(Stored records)
◇ ◇ ◇ ◇ ◇ ◇ ◇

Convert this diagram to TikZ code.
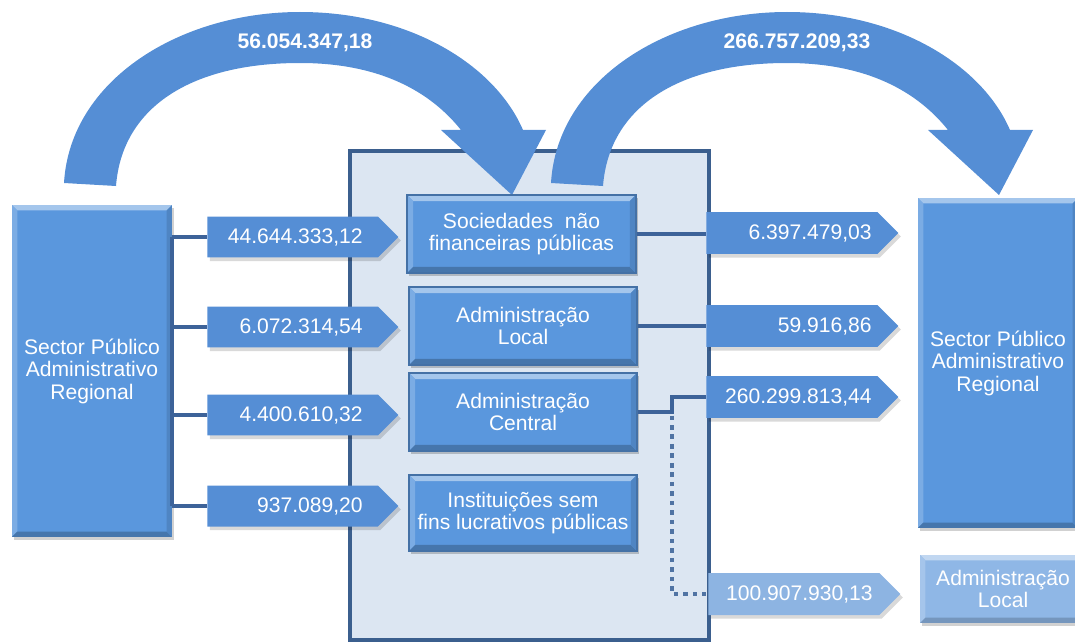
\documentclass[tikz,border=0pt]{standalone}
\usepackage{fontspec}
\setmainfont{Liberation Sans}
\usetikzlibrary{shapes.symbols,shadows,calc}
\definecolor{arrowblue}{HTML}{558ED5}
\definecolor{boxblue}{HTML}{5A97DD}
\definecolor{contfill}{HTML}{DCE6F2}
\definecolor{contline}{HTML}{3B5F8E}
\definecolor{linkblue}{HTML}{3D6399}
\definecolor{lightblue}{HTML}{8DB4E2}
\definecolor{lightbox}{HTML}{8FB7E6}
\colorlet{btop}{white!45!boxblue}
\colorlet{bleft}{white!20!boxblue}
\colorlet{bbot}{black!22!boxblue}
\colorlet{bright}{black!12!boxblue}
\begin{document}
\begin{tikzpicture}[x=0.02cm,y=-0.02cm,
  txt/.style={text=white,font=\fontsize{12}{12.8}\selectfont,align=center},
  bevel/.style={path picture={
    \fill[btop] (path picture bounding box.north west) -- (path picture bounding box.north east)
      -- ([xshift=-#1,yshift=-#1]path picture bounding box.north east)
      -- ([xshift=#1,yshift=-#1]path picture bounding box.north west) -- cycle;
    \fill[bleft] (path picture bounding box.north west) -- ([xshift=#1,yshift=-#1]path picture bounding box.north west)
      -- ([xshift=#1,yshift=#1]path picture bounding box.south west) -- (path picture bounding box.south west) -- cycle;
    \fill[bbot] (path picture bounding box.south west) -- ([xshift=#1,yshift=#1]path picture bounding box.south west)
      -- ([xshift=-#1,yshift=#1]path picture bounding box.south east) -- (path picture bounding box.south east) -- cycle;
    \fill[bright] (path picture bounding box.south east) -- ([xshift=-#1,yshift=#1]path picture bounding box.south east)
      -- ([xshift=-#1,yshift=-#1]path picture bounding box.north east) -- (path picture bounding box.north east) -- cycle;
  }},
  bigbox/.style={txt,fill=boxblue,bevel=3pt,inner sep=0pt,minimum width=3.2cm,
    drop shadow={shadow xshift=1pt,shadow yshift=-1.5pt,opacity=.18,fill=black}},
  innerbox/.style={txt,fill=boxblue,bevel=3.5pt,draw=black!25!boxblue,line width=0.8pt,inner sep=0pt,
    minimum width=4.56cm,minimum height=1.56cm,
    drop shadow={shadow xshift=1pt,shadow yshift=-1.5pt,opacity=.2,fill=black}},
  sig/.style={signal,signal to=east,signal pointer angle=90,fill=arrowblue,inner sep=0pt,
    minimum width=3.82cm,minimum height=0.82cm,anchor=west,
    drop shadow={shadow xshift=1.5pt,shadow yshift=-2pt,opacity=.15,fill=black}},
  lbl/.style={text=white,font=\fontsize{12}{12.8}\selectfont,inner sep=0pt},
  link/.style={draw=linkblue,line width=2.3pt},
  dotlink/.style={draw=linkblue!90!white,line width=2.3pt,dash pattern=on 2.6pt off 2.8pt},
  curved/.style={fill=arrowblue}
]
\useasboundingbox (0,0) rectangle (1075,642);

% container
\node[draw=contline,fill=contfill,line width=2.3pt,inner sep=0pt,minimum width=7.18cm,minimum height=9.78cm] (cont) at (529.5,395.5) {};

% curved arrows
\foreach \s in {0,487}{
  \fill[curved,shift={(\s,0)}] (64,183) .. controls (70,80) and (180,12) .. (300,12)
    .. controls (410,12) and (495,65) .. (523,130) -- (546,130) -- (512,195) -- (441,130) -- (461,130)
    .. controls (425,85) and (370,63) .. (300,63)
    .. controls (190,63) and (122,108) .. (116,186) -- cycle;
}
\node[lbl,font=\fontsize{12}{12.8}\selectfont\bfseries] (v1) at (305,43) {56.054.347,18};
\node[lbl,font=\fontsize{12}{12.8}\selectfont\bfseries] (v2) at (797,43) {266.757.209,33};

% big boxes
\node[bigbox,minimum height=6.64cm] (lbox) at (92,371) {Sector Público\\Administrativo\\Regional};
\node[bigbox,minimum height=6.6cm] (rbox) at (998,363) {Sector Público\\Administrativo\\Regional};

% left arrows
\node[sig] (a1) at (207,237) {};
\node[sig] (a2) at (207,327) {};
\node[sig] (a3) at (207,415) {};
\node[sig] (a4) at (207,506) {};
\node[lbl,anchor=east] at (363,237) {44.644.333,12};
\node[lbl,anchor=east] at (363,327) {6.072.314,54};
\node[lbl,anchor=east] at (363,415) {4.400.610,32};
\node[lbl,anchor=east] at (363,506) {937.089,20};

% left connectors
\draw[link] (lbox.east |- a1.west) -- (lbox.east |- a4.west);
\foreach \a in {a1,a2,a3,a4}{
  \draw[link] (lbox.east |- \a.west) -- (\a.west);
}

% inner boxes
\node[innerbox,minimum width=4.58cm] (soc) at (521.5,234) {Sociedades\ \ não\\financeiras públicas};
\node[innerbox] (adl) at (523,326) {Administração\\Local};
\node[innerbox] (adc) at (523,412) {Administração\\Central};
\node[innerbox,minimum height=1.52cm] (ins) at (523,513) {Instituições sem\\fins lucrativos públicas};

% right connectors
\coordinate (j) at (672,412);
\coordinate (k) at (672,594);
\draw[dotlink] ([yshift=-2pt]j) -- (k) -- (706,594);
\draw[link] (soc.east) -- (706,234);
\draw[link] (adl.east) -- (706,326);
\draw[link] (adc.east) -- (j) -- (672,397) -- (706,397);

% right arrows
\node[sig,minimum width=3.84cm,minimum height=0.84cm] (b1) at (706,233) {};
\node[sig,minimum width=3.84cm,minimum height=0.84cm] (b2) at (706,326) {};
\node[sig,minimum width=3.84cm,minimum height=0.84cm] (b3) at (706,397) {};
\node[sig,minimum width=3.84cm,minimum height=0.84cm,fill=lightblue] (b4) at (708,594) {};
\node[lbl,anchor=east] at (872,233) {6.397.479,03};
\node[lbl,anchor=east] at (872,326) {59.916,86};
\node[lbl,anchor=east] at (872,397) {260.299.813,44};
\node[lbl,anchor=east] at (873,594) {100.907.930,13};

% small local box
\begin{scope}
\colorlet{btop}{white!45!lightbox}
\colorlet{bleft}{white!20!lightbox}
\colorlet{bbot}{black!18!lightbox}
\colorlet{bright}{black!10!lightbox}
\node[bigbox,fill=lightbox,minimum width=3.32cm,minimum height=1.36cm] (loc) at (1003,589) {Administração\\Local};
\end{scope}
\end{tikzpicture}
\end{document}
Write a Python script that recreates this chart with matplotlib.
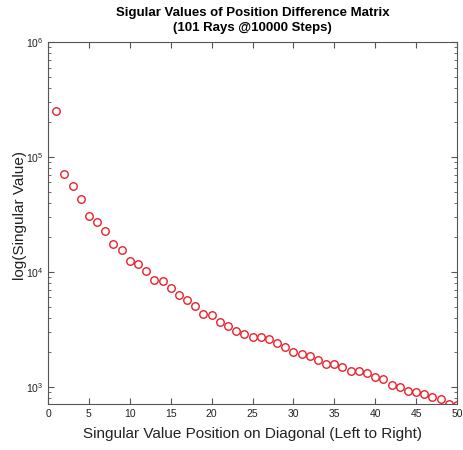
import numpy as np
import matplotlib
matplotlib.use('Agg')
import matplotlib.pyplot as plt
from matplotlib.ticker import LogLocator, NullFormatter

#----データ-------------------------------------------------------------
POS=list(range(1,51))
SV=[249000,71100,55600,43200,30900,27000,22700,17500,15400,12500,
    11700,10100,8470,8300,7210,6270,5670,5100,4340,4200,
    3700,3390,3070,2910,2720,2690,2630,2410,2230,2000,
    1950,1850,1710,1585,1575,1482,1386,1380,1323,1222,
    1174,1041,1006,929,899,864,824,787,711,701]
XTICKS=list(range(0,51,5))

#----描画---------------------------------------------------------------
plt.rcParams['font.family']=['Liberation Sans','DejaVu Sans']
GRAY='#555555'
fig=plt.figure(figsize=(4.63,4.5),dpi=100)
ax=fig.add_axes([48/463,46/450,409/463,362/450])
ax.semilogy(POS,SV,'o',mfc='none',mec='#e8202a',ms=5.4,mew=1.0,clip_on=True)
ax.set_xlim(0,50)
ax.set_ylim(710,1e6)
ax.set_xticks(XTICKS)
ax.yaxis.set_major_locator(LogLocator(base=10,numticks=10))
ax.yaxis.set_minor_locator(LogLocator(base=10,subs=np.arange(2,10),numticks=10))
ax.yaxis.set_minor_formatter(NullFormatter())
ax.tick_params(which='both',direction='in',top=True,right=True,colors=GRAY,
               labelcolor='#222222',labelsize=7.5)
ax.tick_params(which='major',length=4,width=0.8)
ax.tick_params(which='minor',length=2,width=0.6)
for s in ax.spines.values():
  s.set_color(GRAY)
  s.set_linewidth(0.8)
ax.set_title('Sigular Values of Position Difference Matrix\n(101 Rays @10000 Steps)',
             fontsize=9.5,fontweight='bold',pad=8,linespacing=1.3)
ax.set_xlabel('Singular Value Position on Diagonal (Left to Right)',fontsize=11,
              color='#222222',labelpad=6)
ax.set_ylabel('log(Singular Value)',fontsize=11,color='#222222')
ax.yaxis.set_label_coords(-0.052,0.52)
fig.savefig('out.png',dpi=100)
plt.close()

◇ ◇ ◇ ◇ ◇ ◇ ◇

What the task requires =
Take out nothing but the lines from the one containing "Write a Python" to the one containing "XTICKS=list(range(0,51,5))", inclusive, retyped exactly. Drop the pictures.

Problem solution =
Write a Python script that recreates this chart with matplotlib.
import numpy as np
import matplotlib
matplotlib.use('Agg')
import matplotlib.pyplot as plt
from matplotlib.ticker import LogLocator, NullFormatter

#----データ-------------------------------------------------------------
POS=list(range(1,51))
SV=[249000,71100,55600,43200,30900,27000,22700,17500,15400,12500,
    11700,10100,8470,8300,7210,6270,5670,5100,4340,4200,
    3700,3390,3070,2910,2720,2690,2630,2410,2230,2000,
    1950,1850,1710,1585,1575,1482,1386,1380,1323,1222,
    1174,1041,1006,929,899,864,824,787,711,701]
XTICKS=list(range(0,51,5))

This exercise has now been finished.